Ende der Reise:Das neue Yoga

Der Wald gilt seit der Romantik als Sehnsuchtsort der Deutschen. Nun drängt ein neuer Trend aus Japan mit Macht in den deutschen Forst: das Waldbaden. Es soll gesund machen. Behaupten die Hoteliers und freuen sich über neue Einkünfte.

Von Hans Gasser

Da kommt was auf uns zu. Nach Wellness, Nordic Walking und Yoga durfte man gespannt sein, welche touristisch verwertbare Tätig-, oder noch besser, Untätigkeit als Nächstes die Websites und Geldbeutel von Urlaubsorten und Hotels füllen würde. And the winner is: Waldbaden. Man kann auch Shinrin-yoku dazu sagen. Denn der neue Urlaubstrend kommt aus Japan. Die Japaner hängen eben nicht nur in Virtual-Reality-Welten herum. Sie gehen auch gerne mal in den Wald, um sich von ihrem stressigen Leben zu erholen. Kann man verstehen.

Aber sie belassen es nicht bei einem Spaziergang, sondern haben Millionen in Forschungsprojekte gesteckt, die die medizinische Wirkung des Waldbadens auf den Menschen beweisen sollen: Sogenannte Terpene, Botenstoffe der Bäume, sollen Killerzellen zur Abwehr von Krankheitserregern vermehren.

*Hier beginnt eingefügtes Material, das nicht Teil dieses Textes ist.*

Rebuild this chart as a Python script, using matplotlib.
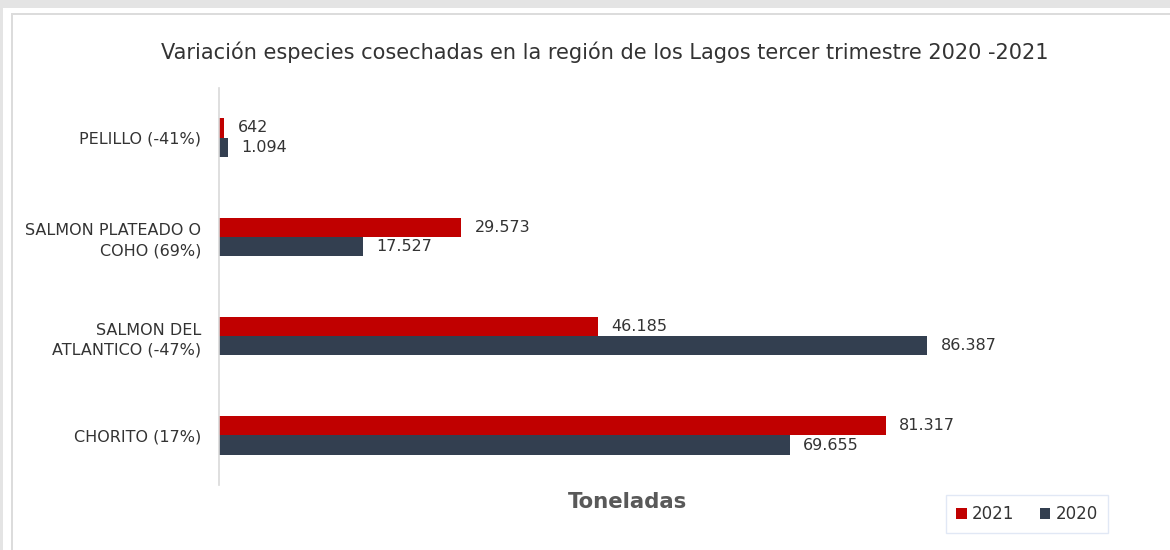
import matplotlib
matplotlib.use("Agg")
import matplotlib.pyplot as plt
from matplotlib.patches import Rectangle
import numpy as np

plt.rcParams["font.family"] = ["DejaVu Sans"]

categories = ["CHORITO (17%)", "SALMON DEL\nATLANTICO (-47%)",
              "SALMON PLATEADO O\nCOHO (69%)", "PELILLO (-41%)"]
values_2021 = [81317, 46185, 29573, 642]
values_2020 = [69655, 86387, 17527, 1094]
labels_2021 = ["81.317", "46.185", "29.573", "642"]
labels_2020 = ["69.655", "86.387", "17.527", "1.094"]
series_names = ["2021", "2020"]

RED = "#C00000"
NAVY = "#333F50"

W, H = 1170, 550
fig = plt.figure(figsize=(W / 100, H / 100), dpi=100)
fig.patch.set_facecolor("white")

def rect_px(x0, y0, x1, y1, color):
    fig.patches.append(Rectangle((x0 / W, 1 - y1 / H), (x1 - x0) / W, (y1 - y0) / H,
                                 transform=fig.transFigure, facecolor=color,
                                 edgecolor="none", zorder=0))

# outer gray border strips
rect_px(0, 0, W, 8, "#e4e4e4")
rect_px(0, 0, 3, H, "#e4e4e4")
# inner frame lines
rect_px(11, 13, W, 15, "#dcdcdc")
rect_px(11, 13, 13, H, "#dcdcdc")

ax = fig.add_axes([219 / W, 1 - 485 / H, 820 / W, 397 / H])
y = np.arange(len(categories))
h = 0.195
ax.barh(y + h / 2, values_2021, height=h, color=RED, label=series_names[0])
ax.barh(y - h / 2, values_2020, height=h, color=NAVY, label=series_names[1])

for yi, v, lab in zip(y, values_2021, labels_2021):
    ax.text(v + 1600, yi + h / 2, lab, va="center", ha="left", fontsize=11.5, color="#333333")
for yi, v, lab in zip(y, values_2020, labels_2020):
    ax.text(v + 1600, yi - h / 2, lab, va="center", ha="left", fontsize=11.5, color="#333333")

ax.set_xlim(0, 100000)
ax.set_ylim(-0.5, 3.5)
ax.set_yticks(y)
ax.set_yticklabels(categories, fontsize=11.5, color="#333333", linespacing=1.4)
ax.tick_params(axis="y", length=0, pad=13)
ax.set_xticks([])
for s in ["top", "right", "bottom"]:
    ax.spines[s].set_visible(False)
ax.spines["left"].set_color("#d9d9d9")
ax.spines["left"].set_linewidth(1.2)

fig.text(605 / W, 1 - 52 / H, "Variación especies cosechadas en la región de los Lagos tercer trimestre 2020 -2021",
         ha="center", va="center", fontsize=15, color="#333333")
fig.text(628 / W, 1 - 502 / H, "Toneladas", ha="center", va="center",
         fontsize=15.3, fontweight="bold", color="#595959")

leg = fig.legend(loc="center", bbox_to_anchor=(1027 / W, 1 - 514 / H), ncol=2,
                 frameon=True, fontsize=12, handlelength=0.65, handleheight=0.65,
                 handletextpad=0.3, columnspacing=1.5, borderpad=0.6, fancybox=False,
                 borderaxespad=0, labelcolor="#333333")
leg.get_frame().set_edgecolor("#dae3f3")
leg.get_frame().set_linewidth(1.0)

fig.savefig("out.png", dpi=100, facecolor=fig.get_facecolor())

Dass dieser Ansatz im Land des Bestsellers "Das geheime Leben der Bäume" auf mythisch fruchtbaren Waldboden fallen würde, war klar. Der Wald gilt ja seit der Romantik als Ursprungs- und Sehnsuchtsort der Deutschen, was die Nazis gerne aufgenommen haben. Aber keine Angst: Das Waldbaden ist ganz unpolitisch. Es geht dabei um "achtsames, absichtsloses Eintauchen in die Waldatmosphäre", wie eine selbsternannte Waldbademeisterin im Blog schreibt. Gerade werden zuhauf Kursleiter ausgebildet, denn die "heilende Kraft des Waldes" kann man natürlich am besten unter professioneller Führung erfahren.

Es wird nun auch in Deutschland geforscht dazu, aber weil das Marketing immer schneller ist als die Wissenschaft, bieten bereits Dutzende Hotels Waldbaden an. Glücklich, welcher Hotelier da noch aus früheren Zeiten als Bauer einen Wald besitzt! Wer jetzt an Gerhard Polt denkt, der prophetisch neue Tourismusdisziplinen wie Mushroom-Searching oder Fresh-Air-Snapping vorausgesagt hat, der begreift die Dringlichkeit des Themas nicht. Denn jetzt, wo die Luftkurorte zusehends aus der Mode kommen, muss Ersatz her. Bald wird es heißen: Hinterdüpfelharing, erster Waldbadeort Bayerns.